When banks take deposits from their customers, they put deposits as liability in their balance sheet (i.e. they need to honour the redemption of deposit upon maturity together with the agreed interests). In order to fulfill their liability as well as to earn revenue, the banks lend out the depositors' money at a higher interest rate than deposit rate in the form of all types of loans. Obviously, in order to achieve higher returns in loans, the loan tenors should be necessarily much longer than those of short-term deposits, e.g. housing loans for 20 or 30 years. Therefore, there is inherent imbalance of the banks' liquidity (i.e. short-term liability v.s. long term assets). In order to ensure enough cash (or capital) to fulfill their short-term liability, the banks put certain amount of capital in the banks at all times that can be converted into cash quickly to meet the withdrawal demands of the depositors. These capital are called "economic capital".
The banking regulators has been concerned with the amount of economic capital by the banks and issued regulations for banks to follow. The recent international banking requirement (Basel II), effective from 1 Jan 2008 for major global banks, requires that the more risky assets the banks have, the more capital they need to put in place. When the risky Subprime loan portfolios sit in banks' balance sheets in mortgage loan and derivative markets, the required economic capital is increased significantly. The quickest way to raise such huge amount of liquid capital is to issue securities in exchanges and/or receive injection of capital for stocks.
What will happen to banks if they are not able to raise enough capital? First of all, the banking regulations are breached. What is more problematic is that the banks can be in "technically" bankrupt if they are not able to fulfill the liability to meet the withdrawal demands from the depositors, although the banks may have more illiquid assets than the deposits but are not able to convert them into cash immediately. With the information about insufficient cash spreads in a lightening speed among the market, all depositors want to withdraw their cash before the bank's cash dries out. This is called "bank run". In Great Depression in 30s, depositors queued in front of the banks to withdraw their life savings. Nowadays, bank run is displayed in a more subtle but equally fatal way, such as private banking clients to withdraw millions of dollars by a press of button of their Internet Banking.
Other than the worst case scenario of "bank run", the banks without this immediate problem may face another problem, higher borrowing costs in interbank market. Other than deposits taken from the public to fuel their lending, banks also borrow from each other on short-term basis (e.g. overnight) to strike a balance between liquidity and return. London Interbank Borrowing and Offering Rate ("LIBOR") is one of the major rate indicators. Among the Subprime loan mess, the banks started to suspect the accuracy of the Subprime loan losses of their counterpart banks. After the near-melting-down of Northern Rock in UK after the bank run, banks have even more reasons to target their counterpart as next possible Subprime casualty. Since business still needs to go on, the lending banks demand higher lending rates (or credit premium as the technical jargon) in the interbank market to cover the possible loss of the lending amount Higher cost caused reduced borrowing and it is called "credit squeeze". Obviously, it is not good news at all for banks, no matter whether they suffers from Subprime loss or not.

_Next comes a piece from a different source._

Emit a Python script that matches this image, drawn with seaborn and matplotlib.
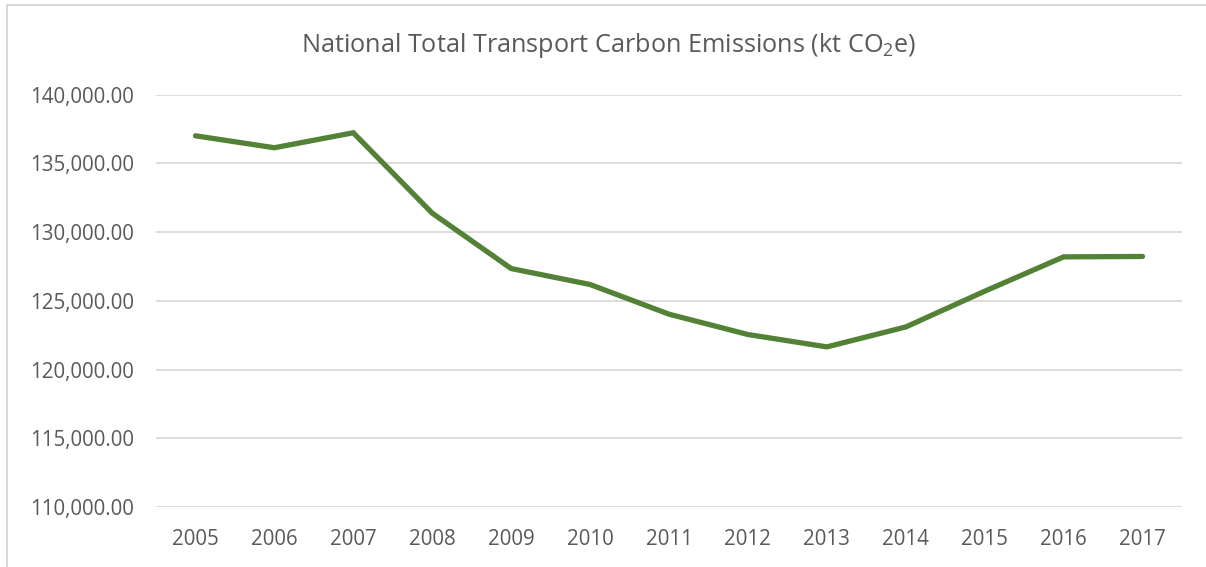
import matplotlib
matplotlib.use("Agg")
import matplotlib.pyplot as plt
import seaborn as sns
import pandas as pd
from matplotlib.ticker import FuncFormatter
from matplotlib.lines import Line2D

years = ["2005", "2006", "2007", "2008", "2009", "2010", "2011",
         "2012", "2013", "2014", "2015", "2016", "2017"]
emissions = [137010, 136140, 137230, 131380, 127350, 126190, 124030,
             122550, 121650, 123100, 125700, 128200, 128230]
y_ticks = [110000, 115000, 120000, 125000, 130000, 135000, 140000]
title = "National Total Transport Carbon Emissions (kt CO$_2$e)"

sns.set_theme(style="white")
plt.rcParams['font.family'] = ['Open Sans', 'DejaVu Sans']
plt.rcParams['mathtext.fontset'] = 'custom'
plt.rcParams['mathtext.rm'] = 'Open Sans'

df = pd.DataFrame({"year": years, "value": emissions})

W, H = 1206, 567
fig = plt.figure(figsize=(W / 100, H / 100), dpi=100)
ax = fig.add_axes([156 / W, 1 - 507 / H, (1182 - 156) / W, (507 - 94.7) / H])

sns.lineplot(data=df, x="year", y="value", ax=ax, color="#538135",
             linewidth=3.8, sort=False, solid_capstyle="round",
             solid_joinstyle="miter")

ax.set_xlim(-0.5, len(years) - 0.5)
ax.set_ylim(110000, 140000)
ax.set_yticks(y_ticks)
ax.yaxis.set_major_formatter(FuncFormatter(lambda v, p: f"{v:,.2f}"))
ax.grid(axis="y", color="#d9d9d9", linewidth=1.3)
ax.grid(axis="x", visible=False)
ax.set_axisbelow(True)
for s in ax.spines.values():
    s.set_visible(False)
ax.set_xlabel("")
ax.set_ylabel("")
ax.tick_params(axis="both", length=0, labelsize=14.8, colors="#595959")
ax.tick_params(axis="y", pad=16)
ax.tick_params(axis="x", pad=16)

fig.text(609 / W, 1 - 45 / H, title, ha="center", va="center",
         fontsize=18.2, color="#595959")

fig.add_artist(Line2D([7 / W, 1], [1 - 5 / H, 1 - 5 / H], transform=fig.transFigure,
                      color="#d9d9d9", linewidth=1.5))
fig.add_artist(Line2D([7 / W, 7 / W], [0, 1 - 5 / H], transform=fig.transFigure,
                      color="#d9d9d9", linewidth=1.5))

fig.savefig("out.png", dpi=100, facecolor="white")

Why it is a problem for economy?
With the intermediary role of banks (or financial institutions at large) in the economy, the possible bank failures can be fatal to economy. I will leave this topics in good hands of experts in macro economics but hope to elaborate my view on "moral hazard" of rescue of banks by governments.
It is a long-standing argument whether the government should intervene and rescue the banks when the banks have problems. People that favor this idea argue that the issues loom much bigger to whole economy for banks to fail. The counter argument is that banks, knowing they will be rescued when facing problem, will act more carelessly to manage their risk (or moral hazard in jargon).
I think there is no one answer that answers all questions related to moral hazard. It is really up to the top and well-informed government official (such as Chairman of Fed Reserve or Secretary of Treasury etc) to weight costs of bank failure and the cost of moral hazard. I have to say that I'm quite favorable of the idea to rescue the banks in Subprime loan crisis to prevent melt-down of the banking systems (and economical order at large). But I don't think it should form standard expectation from the banks in the future. Most important of all, the costs of moral hazard should be reduced by further regulating guidelines to the banks to manage their risk, which goes to the next section.
What are the lessons learned from risk management perspectives?
Again, I will leave the solutions to macro economics to the experts and will only elaborate my view from banks' risk management on Subprime loan and securitization.
Number 1: transparency of securitization
Some people argue that it is necessary for banking regulators to define the maximum numbers of securitization for one underlying asset, to reduce the length of securitization chain and protect the investors. I think the regulation doesn't need to be so prescriptive. To draw an analogy, it is natural to understand what you are buying before you make "buy" decision. Similar logic applies to financial transactions as well. If regulators require banks to document relevant information each round the same underlying asset is securitized, you can image that the documentation will be necessarily long at the first round of securitization with subsequent ones much more complicated. The complication of the documentation can naturally costs significant resources to the originating banks and also reveal critical information about underlying assets to potential buyers. With the critical information, rational investors are in much better position to challenge the risk and pricing but in turn they are subject to the same documentation requirement when these investors want to securitize again. Naturally, the margin of securitization will be reduced by rising documentation costs and better informed investors.
I am not saying that current securitization documentation is simple and naive but I think the key relevant information about underlying assets is not well documented when the transaction is first entered and is poorly documented & updated during the tenor of the underlying assets, especially for subsequent rounds of securitization.
Number 2: Independence of rating agents
When the Enron failed, the independence of external auditors were challenged and are heavily regulated now. With this Subprime crisis, it is good time to challenge the independence of rating agents, such as S&P, Moody's etc. The rating agents play a critical role in securitization to reveal the credit risk levels for each "tranche" of the CDOs. Tens of thousands of CDO securities backed by underlying loan portfolio are divided into different tranches (or categories), some of which will be given higher priority when it comes to repayment or redemption of securities. These tranches are given higher credit rating by the rating agents to reflect lower credit risk. So investors can based on their own risk appetite to decide which tranches of CDOs to purchase.